Kevin has always loved boats. At seven, he built his first boat working with childhood friends, Tom Sheridan and Ross Browne. The task was easier than you might think. The boys surreptitiously removed a mahogany bookcase from Kevin's living room and took it out in the backyard where they knocked out the shelves and painted their new vessel chinese red (this was Mrs. Sheridan's favorite color - she used it to paint everything in her house including the baby grand piano and TV set). They found caulking cotton in Tom's basement, shoved it in the seams and were ready to go . Ross and Tom picked up the boat, balanced it on a radio flyer wagon and pulled it down to the local beach on City Island, NY, where Kevin grew up. There, it was promptly launched. Hours later, Kevin's Dad came down to the beach for a swim after work, as he did every summer day, and almost had cardiac arrest. He didn't know whether to laugh or lose his mind when he saw 3 knuckleheads paddling around 100 feet off shore in his once beautiful bookcase.
By the time Kevin was a preteen he had fallen in love with hydroplanes - small racing boats built of plywood. His dad Bill, a boatbuilder, built him, Banshee, when he was 12 years old. He raced it with a Mercury KG7H racing engine. The photo to the right shows Kevin standing next to his older brother Bill, and behind his younger brothers Tom and Gerald, gassing-up. Bill is holding the gas can while Kevin, always ready to have someone else do the work for him, is standing next to him.
Kev's Dad built a number of racing boats for his kids over the years. Kev's favorite was named See Ya Later. It was based on a very famous utility hydro called Jinx, designed by Hal Kelly and published in an annual Mechanics Illustrated Magazine How to Build 20 Boats. Kevin and his brothers raced See Ya Later every nice summer day in the waters off City Island. This 11 ft rocketship is shown in the middle of the cover to the left.
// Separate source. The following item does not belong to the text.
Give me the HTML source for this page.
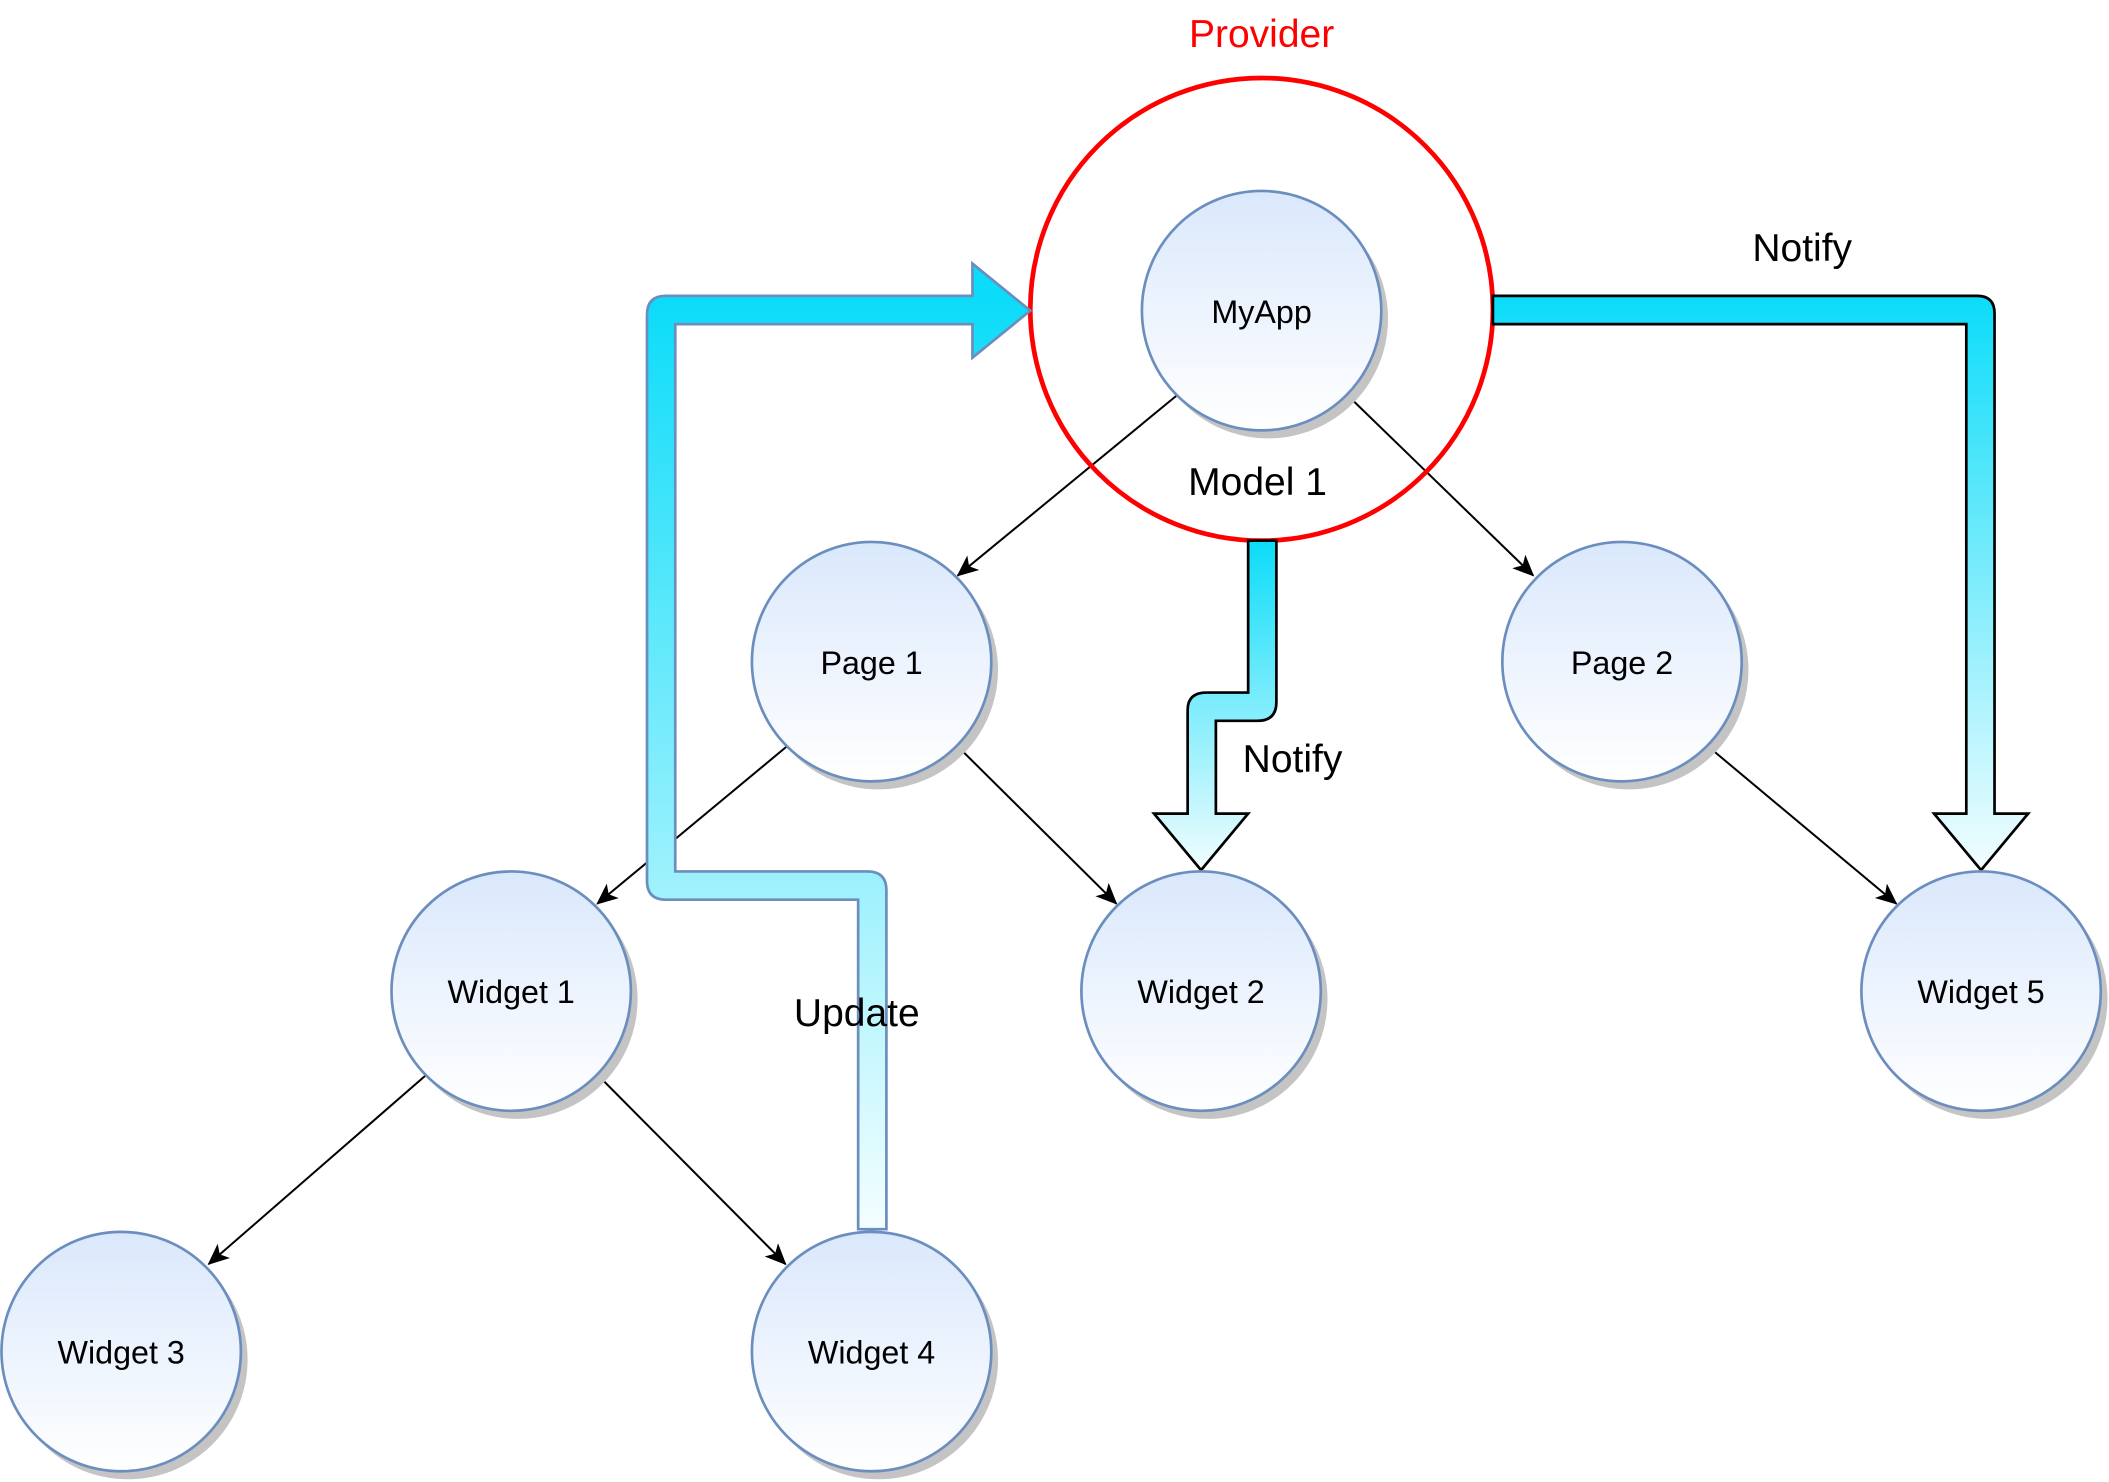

Kevin has continued his interest in racing hydroplanes and collecting racing boats and racing engines over the years. His collection includes 11 boats, 3 of them national champions in their respective classes, and many mechanically and cosmetically restored engines, mostly from the 1950’s, 60’s and 70’s. One of his boats, a 8-ft 7-in
3-point hydroplane, driven by Don Graham, IV, won the national championship in Class A (15 cubic inch engine) setting a speed record of over 60 m.p.h. This boat, named Scooby Doo, is currently displayed on a wall in Kevin's office.
Today, one of Kevin’s hobbies is sailing. Growing up on City Island, many families had a sailboat and his was no exception. Bill Clancy Sr., built a pretty 18 foot day-sailor, named Lady Anne after Kevin's senior year of high school. Kevin and his friends spent countless summer evenings during college sailing her on Long Island Sound.
Kevin and his wife, Kathy, are proud owners of Alacrity (shown to the right), a 42-ft cruising and racing sailboat built by Tom and Cuyler Morris of Morris Yachts in Bass Harbor, Maine. Alacrity, which was designed by Chuck Paine and the Morris family with a great deal of collaboration from Kathy Clancy, won Cruising World Magazine’s award as “Best American Sailing Yacht of 2006.” Some of Kevin's happiest days are spent cruising with Kath, Neville and his 3 grown children, Susan, David, Karen and their families. Above is a photo of Alacrity sailing around Mount Dessert Island, Maine.